Beyond just templating, many packaging tools allow for version control of configuration, dependencies, and custom logic, ensuring that applications can evolve safely over time. They also support rollbacks, parameterized deployments, and environment-specific overlays. As Kubernetes environments grow in complexity, configuration drift becomes a real problem. These tools help prevent that by codifying every setting, making it visible, trackable, and easy to validate—especially when paired with CI/CD pipelines or GitOps workflows.
CLI and terminal UIs
CLI tools and terminal-based UIs are the bread and butter for Kubernetes power users. They provide direct, scriptable, and fast interaction with clusters, allowing users to query resources, apply configurations, monitor status, and troubleshoot issues in real-time. These tools are ideal for experienced operators who want fine-grained control and automation capabilities, often integrating with custom scripts, CI/CD systems, or other tools in the devops pipeline. They’re also often the first step in automation, making batch operations and complex workflows possible via command-line logic.
In addition to raw power, some CLI-based tools provide enhanced interactivity—offering user-friendly navigation, context-aware suggestions, or interactive dashboards within the terminal itself. These terminal UIs allow users to visualize cluster states, node health, and workloads without having to exit the shell or switch to a GUI. This blend of visibility and control is key for operational efficiency, especially when managing high-velocity environments or responding to incidents quickly.
GUI dashboards / desktop IDEs
GUI dashboards and desktop IDEs offer a visual layer over Kubernetes operations, which is especially helpful for teams that prefer to interact with systems through clicks and charts rather than code and commands. These interfaces provide intuitive visualizations of cluster health, pod status, workloads, and resource usage. They often include dashboards for traffic flow, application topology, and performance trends, reducing the cognitive load required to understand complex environments. For newer users, these tools act as a gentle on-ramp to the Kubernetes ecosystem.
For developers, desktop IDE integrations bring Kubernetes functionality closer to the development workflow, enabling testing, debugging, and deployment directly from the code editor. This helps close the gap between writing code and running it in Kubernetes, enabling faster iterations and more accurate environment mirroring. Some of these tools also support local cluster emulation, giving developers a sand-boxed experience that mimics production behavior. GUI-based tools are not just for convenience—they’re powerful accelerators for productivity and learning.
CI/CD and GitOps
CI/CD tools automate the build, test, and deployment cycle for Kubernetes applications. Once code is committed, these tools package it (often as containers), validate it through automated tests, and deploy it to clusters. This reduces manual intervention, enforces quality gates, and accelerates the software delivery lifecycle.
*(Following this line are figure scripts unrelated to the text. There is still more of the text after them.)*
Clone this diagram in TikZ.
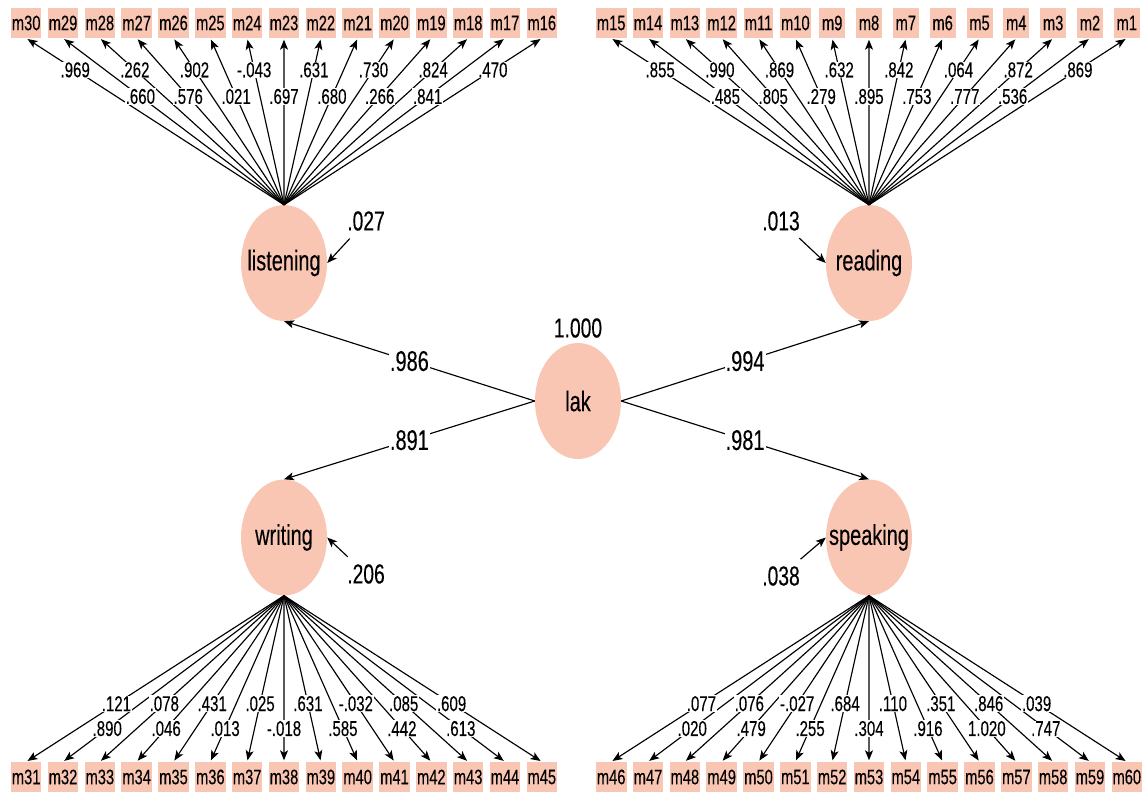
\documentclass[tikz,border=0pt]{standalone}
\usepackage{fontspec}
\setmainfont{Liberation Sans}[FakeStretch=0.7,FakeBold=0.2]
\usetikzlibrary{arrows.meta,shapes.geometric}
\definecolor{semfill}{RGB}{250,198,180}

\begin{document}
\begin{tikzpicture}[x=1pt,y=-1pt,
  obs/.style={rectangle, fill=semfill, minimum height=30pt, minimum width=26pt,
    inner xsep=1pt, inner ysep=0pt, font=\fontsize{21}{24}\selectfont},
  lat/.style={ellipse, fill=semfill, minimum width=86pt, minimum height=116pt,
    inner sep=0pt},
  latname/.style={font=\fontsize{28.5}{32}\selectfont},
  arr/.style={-{Stealth[length=10pt,width=8pt,inset=2.5pt]}, line width=1.15pt},
  coef/.style={fill=white, inner sep=0.6pt, font=\fontsize{21.5}{23}\selectfont},
  bigcoef/.style={fill=white, inner sep=1pt, font=\fontsize{28.5}{32}\selectfont},
  big/.style={inner sep=1pt, font=\fontsize{27.5}{30}\selectfont}]
\useasboundingbox (0,0) rectangle (1146,792);

% latent variables (names set as centred labels so the ellipse keeps its size)
\node[lat, label={[latname]center:lak}]             (lak)       at (578,401)   {};
\node[lat, label={[latname]center:listening}]       (listening) at (284,263) {};
\node[lat, label={[latname]center:reading}]         (reading)   at (869,263) {};
\node[lat, label={[latname]center:writing}]         (writing)   at (284,537.5) {};
\node[lat, label={[latname]center:speaking}]        (speaking)  at (869,537.5) {};

% observed indicators
\foreach \n [count=\i from 0] in {30,29,...,16}
  \node[obs] (m\n) at ({26.2+36.83*\i},23) {m\n};
\foreach \n [count=\i from 0] in {15,14,...,1}
  \node[obs] (m\n) at ({611.2+36.83*\i},23) {m\n};
\foreach \n [count=\i from 0] in {31,32,...,45}
  \node[obs] (m\n) at ({26.2+36.83*\i},777) {m\n};
\foreach \n [count=\i from 0] in {46,47,...,60}
  \node[obs] (m\n) at ({611.2+36.83*\i},777) {m\n};

% loadings: listening
\foreach \n/\v [count=\i from 0] in {30/.969,29/.660,28/.262,27/.576,26/.902,25/.021,24/-.043,23/.697,22/.631,21/.680,20/.730,19/.266,18/.824,17/.841,16/.470}
  \draw[arr, shorten >=1.5pt] (listening.north) -- (m\n.south);
\foreach \n/\v [count=\i from 0] in {30/.969,29/.660,28/.262,27/.576,26/.902,25/.021,24/-.043,23/.697,22/.631,21/.680,20/.730,19/.266,18/.824,17/.841,16/.470}{
  \pgfmathsetmacro{\p}{ifthenelse(mod(\i,2)==0,0.81,0.65)}
  \path (listening.north) -- (m\n.south) node[coef, pos=\p] {\v};
}

% loadings: reading
\foreach \n/\v [count=\i from 0] in {15/.855,14/.485,13/.990,12/.805,11/.869,10/.279,9/.632,8/.895,7/.842,6/.753,5/.064,4/.777,3/.872,2/.536,1/.869}
  \draw[arr, shorten >=1.5pt] (reading.north) -- (m\n.south);
\foreach \n/\v [count=\i from 0] in {15/.855,14/.485,13/.990,12/.805,11/.869,10/.279,9/.632,8/.895,7/.842,6/.753,5/.064,4/.777,3/.872,2/.536,1/.869}{
  \pgfmathsetmacro{\p}{ifthenelse(mod(\i,2)==0,0.81,0.65)}
  \path (reading.north) -- (m\n.south) node[coef, pos=\p] {\v};
}

% loadings: writing
\foreach \n/\v [count=\i from 0] in {31/.121,32/.890,33/.078,34/.046,35/.431,36/.013,37/.025,38/-.018,39/.631,40/.585,41/-.032,42/.442,43/.085,44/.613,45/.609}
  \draw[arr, shorten >=1.5pt] (writing.south) -- (m\n.north);
\foreach \n/\v [count=\i from 0] in {31/.121,32/.890,33/.078,34/.046,35/.431,36/.013,37/.025,38/-.018,39/.631,40/.585,41/-.032,42/.442,43/.085,44/.613,45/.609}{
  \pgfmathsetmacro{\p}{ifthenelse(mod(\i,2)==0,0.65,0.80)}
  \path (writing.south) -- (m\n.north) node[coef, pos=\p] {\v};
}

% loadings: speaking
\foreach \n/\v [count=\i from 0] in {46/.077,47/.020,48/.076,49/.479,50/-.027,51/.255,52/.684,53/.304,54/.110,55/.916,56/.351,57/1.020,58/.846,59/.747,60/.039}
  \draw[arr, shorten >=1.5pt] (speaking.south) -- (m\n.north);
\foreach \n/\v [count=\i from 0] in {46/.077,47/.020,48/.076,49/.479,50/-.027,51/.255,52/.684,53/.304,54/.110,55/.916,56/.351,57/1.020,58/.846,59/.747,60/.039}{
  \pgfmathsetmacro{\p}{ifthenelse(mod(\i,2)==0,0.65,0.80)}
  \path (speaking.south) -- (m\n.north) node[coef, pos=\p] {\v};
}

% second-order structure
\draw[arr] (lak.west) -- (listening.south) node[bigcoef, pos=0.5] {.986};
\draw[arr] (lak.west) -- (writing.north)   node[bigcoef, pos=0.5] {.891};
\draw[arr] (lak.east) -- (reading.south)   node[bigcoef, pos=0.5] {.994};
\draw[arr] (lak.east) -- (speaking.north)  node[bigcoef, pos=0.5] {.981};

% factor variance
\node[big] (lakvar) at (578,328) {1.000};

% residual variances
\node[big] (rl) at (366,221) {.027};
\node[big] (rr) at (781,221) {.013};
\node[big] (rw) at (366,574) {.206};
\node[big] (rs) at (781,576) {.038};
\draw[arr, shorten <=9pt] (rl) -- (listening.east);
\draw[arr, shorten <=9pt] (rr) -- (reading.west);
\draw[arr, shorten <=9pt] (rw) -- (writing.east);
\draw[arr, shorten <=9pt] (rs) -- (speaking.west);
\end{tikzpicture}
\end{document}
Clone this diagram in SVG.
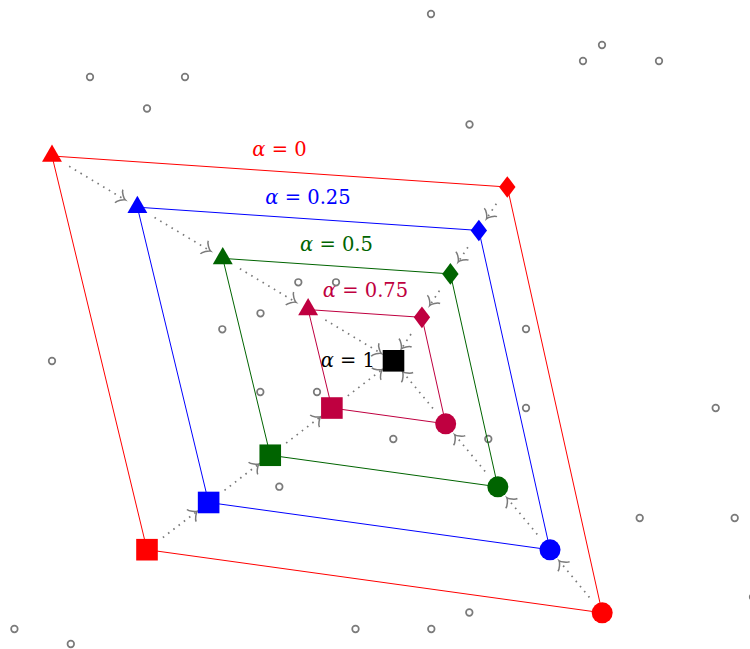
<svg xmlns="http://www.w3.org/2000/svg" xmlns:xlink="http://www.w3.org/1999/xlink" width="750" height="649" viewBox="0 0 750 649">
<style>
.pt{fill:#fff;stroke:#7a7a7a;stroke-width:1.7}
.edge{fill:none;stroke-width:1}
.arr{fill:none;stroke:#7a7a7a;stroke-width:1.7;stroke-dasharray:1.6 5;marker-end:url(#to)}
.lbl{font-family:"DejaVu Serif","Liberation Serif",serif;font-size:19.5px;text-anchor:middle}
.it{font-style:italic}
</style>
<defs>
<marker id="to" markerUnits="userSpaceOnUse" viewBox="-9 -9 11 18" markerWidth="11" markerHeight="18" refX="0" refY="0" orient="auto" overflow="visible">
<path d="M-7,7.6 C-6.6,4.8 -1.6,0.5 0.3,0 C-1.6,-0.5 -6.6,-4.8 -7,-7.6" fill="none" stroke="#7a7a7a" stroke-width="1.5"/>
</marker>
<polygon id="tri" points="0,-11.5 -9.96,5.75 9.96,5.75"/>
<polygon id="dia" points="0,-10.8 8.2,0 0,10.8 -8.2,0"/>
<rect id="sq" x="-10.8" y="-10.8" width="21.6" height="21.6"/>
<circle id="cir" r="10.5"/>
</defs>
<rect width="750" height="649" fill="#fff"/>
<g id="points">
<circle class="pt" cx="431" cy="14" r="3.3"/>
<circle class="pt" cx="602" cy="45" r="3.3"/>
<circle class="pt" cx="583" cy="61" r="3.3"/>
<circle class="pt" cx="659" cy="61" r="3.3"/>
<circle class="pt" cx="90" cy="77" r="3.3"/>
<circle class="pt" cx="185" cy="77" r="3.3"/>
<circle class="pt" cx="147" cy="108.5" r="3.3"/>
<circle class="pt" cx="469.5" cy="124.5" r="3.3"/>
<circle class="pt" cx="52" cy="361" r="3.3"/>
<circle class="pt" cx="298.3" cy="282.3" r="3.3"/>
<circle class="pt" cx="336" cy="282.3" r="3.3"/>
<circle class="pt" cx="260.5" cy="313.3" r="3.3"/>
<circle class="pt" cx="222.3" cy="329.3" r="3.3"/>
<circle class="pt" cx="526" cy="329" r="3.3"/>
<circle class="pt" cx="260.3" cy="392" r="3.3"/>
<circle class="pt" cx="317" cy="392" r="3.3"/>
<circle class="pt" cx="715.7" cy="408" r="3.3"/>
<circle class="pt" cx="526" cy="408" r="3.3"/>
<circle class="pt" cx="393.3" cy="439" r="3.3"/>
<circle class="pt" cx="488.3" cy="439" r="3.3"/>
<circle class="pt" cx="279.3" cy="486.7" r="3.3"/>
<circle class="pt" cx="639.7" cy="518" r="3.3"/>
<circle class="pt" cx="734.7" cy="518" r="3.3"/>
<circle class="pt" cx="469.3" cy="612.5" r="3.3"/>
<circle class="pt" cx="14.4" cy="629" r="3.3"/>
<circle class="pt" cx="355.5" cy="629" r="3.3"/>
<circle class="pt" cx="431.3" cy="629" r="3.3"/>
<circle class="pt" cx="70.8" cy="644" r="3.3"/>
<circle class="pt" cx="753" cy="597" r="3.3"/>
</g>
<g id="connectors">
<polygon class="edge" stroke="#ff0000" points="52,156 507.3,187 602.2,612.8 147,549.7"/>
<polygon class="edge" stroke="#0000ff" points="137.375,207.2 478.85,230.45 550.025,549.8 208.625,502.475"/>
<polygon class="edge" stroke="#006400" points="222.75,258.4 450.4,273.9 497.85,486.8 270.25,455.25"/>
<polygon class="edge" stroke="#bf0040" points="308.125,309.6 421.95,317.35 445.675,423.8 331.875,408.025"/>
<line class="arr" x1="69.15" y1="166.29" x2="124.94" y2="199.74"/>
<line class="arr" x1="154.53" y1="217.49" x2="210.31" y2="250.94"/>
<line class="arr" x1="239.9" y1="268.69" x2="295.69" y2="302.14"/>
<line class="arr" x1="325.28" y1="319.89" x2="381.06" y2="353.34"/>
<line class="arr" x1="496.34" y1="203.73" x2="486.79" y2="218.32"/>
<line class="arr" x1="467.89" y1="247.18" x2="458.34" y2="261.77"/>
<line class="arr" x1="439.44" y1="290.63" x2="429.89" y2="305.22"/>
<line class="arr" x1="410.99" y1="334.08" x2="401.44" y2="348.67"/>
<line class="arr" x1="589.44" y1="597.4" x2="559.28" y2="560.97"/>
<line class="arr" x1="537.27" y1="534.4" x2="507.1" y2="497.97"/>
<line class="arr" x1="485.09" y1="471.4" x2="454.93" y2="434.97"/>
<line class="arr" x1="432.92" y1="408.4" x2="402.75" y2="371.97"/>
<line class="arr" x1="162.87" y1="537.53" x2="197.12" y2="511.3"/>
<line class="arr" x1="224.5" y1="490.31" x2="258.74" y2="464.07"/>
<line class="arr" x1="286.12" y1="443.08" x2="320.37" y2="416.85"/>
<line class="arr" x1="347.75" y1="395.86" x2="381.99" y2="369.62"/>
</g>
<g id="alpha0" fill="#ff0000">
<use xlink:href="#tri" x="52" y="156"/>
<use xlink:href="#dia" x="507.3" y="187"/>
<use xlink:href="#cir" x="602.2" y="612.8"/>
<use xlink:href="#sq" x="147" y="549.7"/>
<text class="lbl" x="279.5" y="156"><tspan class="it">α</tspan> = 0</text>
</g>
<g id="alpha025" fill="#0000ff">
<use xlink:href="#tri" x="137.375" y="207.2"/>
<use xlink:href="#dia" x="478.85" y="230.45"/>
<use xlink:href="#cir" x="550.025" y="549.8"/>
<use xlink:href="#sq" x="208.625" y="502.475"/>
<text class="lbl" x="308" y="204"><tspan class="it">α</tspan> = 0.25</text>
</g>
<g id="alpha05" fill="#006400">
<use xlink:href="#tri" x="222.75" y="258.4"/>
<use xlink:href="#dia" x="450.4" y="273.9"/>
<use xlink:href="#cir" x="497.85" y="486.8"/>
<use xlink:href="#sq" x="270.25" y="455.25"/>
<text class="lbl" x="336.5" y="250.5"><tspan class="it">α</tspan> = 0.5</text>
</g>
<g id="alpha075" fill="#bf0040">
<use xlink:href="#tri" x="308.125" y="309.6"/>
<use xlink:href="#dia" x="421.95" y="317.35"/>
<use xlink:href="#cir" x="445.675" y="423.8"/>
<use xlink:href="#sq" x="331.875" y="408.025"/>
<text class="lbl" x="365.5" y="297"><tspan class="it">α</tspan> = 0.75</text>
</g>
<g id="alpha1" fill="#000000">
<use xlink:href="#sq" x="393.5" y="360.8"/>
<text class="lbl" x="375" y="367.3" style="text-anchor:end"><tspan class="it">α</tspan> = 1</text>
</g>
</svg>
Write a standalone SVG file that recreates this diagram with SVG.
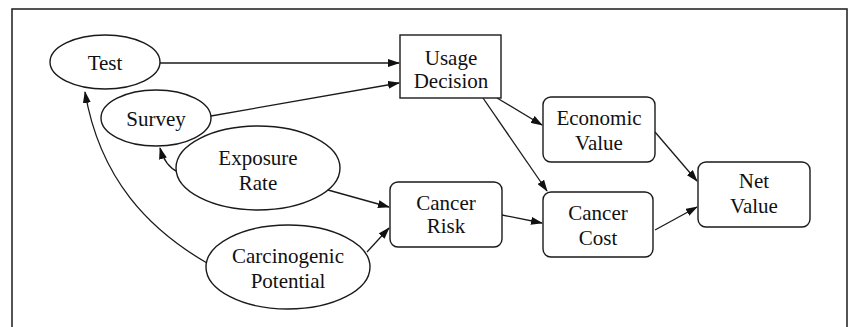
<svg xmlns="http://www.w3.org/2000/svg" width="851" height="327" viewBox="0 0 851 327">
  <style>
    .shape { fill: #fff; stroke: #1a1a1a; stroke-width: 1.4; }
    .lbl { font-family: "Liberation Serif", "Times New Roman", serif; font-size: 21px; fill: #111; text-anchor: middle; }
    .edge { fill: none; stroke: #1a1a1a; stroke-width: 1.3; marker-end: url(#arrow); }
  </style>
  <defs>
    <marker id="arrow" markerUnits="userSpaceOnUse" markerWidth="12" markerHeight="8" refX="11" refY="4" orient="auto">
      <path d="M0,0 L12,4 L0,8 Z" fill="#111"/>
    </marker>
  </defs>
  <rect width="851" height="327" fill="#fff"/>
  <!-- outer frame -->
  <rect x="12" y="9" width="835" height="340" fill="none" stroke="#2a2a2a" stroke-width="1.6"/>

  <g id="connectors">
    <path class="edge" d="M160,63 L399,63"/>
    <path class="edge" d="M211,116 L399,83"/>
    <path class="edge" d="M497,98 L542,125"/>
    <path class="edge" d="M483,98 L547,191"/>
    <path class="edge" d="M655,132 L697,181"/>
    <path class="edge" d="M655,230 L697,207"/>
    <path class="edge" d="M502,215 L542,223"/>
    <path class="edge" d="M328,190 L389,207"/>
    <path class="edge" d="M367,252 L389,228"/>
    <path class="edge" d="M178,172 Q165,166 160,148"/>
    <path class="edge" d="M207,263 C150,230 100,180 85,92"/>
  </g>

  <g id="test">
    <ellipse class="shape" cx="105" cy="62" rx="55" ry="27"/>
    <text class="lbl" x="105" y="70">Test</text>
  </g>
  <g id="survey">
    <ellipse class="shape" cx="156" cy="118" rx="55" ry="28"/>
    <text class="lbl" x="156" y="126">Survey</text>
  </g>
  <g id="exposure-rate">
    <ellipse class="shape" cx="258" cy="168" rx="82" ry="42"/>
    <text class="lbl" x="258" y="165">Exposure</text>
    <text class="lbl" x="258" y="190">Rate</text>
  </g>
  <g id="carcinogenic-potential">
    <ellipse class="shape" cx="288" cy="267" rx="82" ry="42"/>
    <text class="lbl" x="288" y="263">Carcinogenic</text>
    <text class="lbl" x="288" y="288">Potential</text>
  </g>
  <g id="usage-decision">
    <rect class="shape" x="400" y="35" width="101" height="63"/>
    <text class="lbl" x="451" y="65">Usage</text>
    <text class="lbl" x="451" y="88">Decision</text>
  </g>
  <g id="cancer-risk">
    <rect class="shape" x="390" y="182" width="112" height="65" rx="8"/>
    <text class="lbl" x="446" y="210">Cancer</text>
    <text class="lbl" x="446" y="233">Risk</text>
  </g>
  <g id="economic-value">
    <rect class="shape" x="543" y="97" width="112" height="65" rx="8"/>
    <text class="lbl" x="599" y="125">Economic</text>
    <text class="lbl" x="599" y="150">Value</text>
  </g>
  <g id="cancer-cost">
    <rect class="shape" x="543" y="192" width="110" height="65" rx="8"/>
    <text class="lbl" x="598" y="220">Cancer</text>
    <text class="lbl" x="598" y="245">Cost</text>
  </g>
  <g id="net-value">
    <rect class="shape" x="698" y="162" width="112" height="65" rx="8"/>
    <text class="lbl" x="754" y="188">Net</text>
    <text class="lbl" x="754" y="213">Value</text>
  </g>
</svg>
In Kubernetes environments, CI/CD pipelines must account for the complexity of manifests, secrets, and runtime parameters, which these tools handle through templates, environment injection, and deployment strategies like canary or blue-green.
GitOps takes the CI/CD approach a step further by treating Git as the single source of truth for both application and infrastructure state. Instead of pushing changes directly to the cluster, you push to Git, and the GitOps engine ensures the cluster state is reconciled to match the desired configuration. This model brings traceability, versioning, and rollbacks into infrastructure management, making deployments more predictable and auditable. It also aligns well with Kubernetes’ declarative nature, creating a smooth, low-friction workflow for both ops and dev teams.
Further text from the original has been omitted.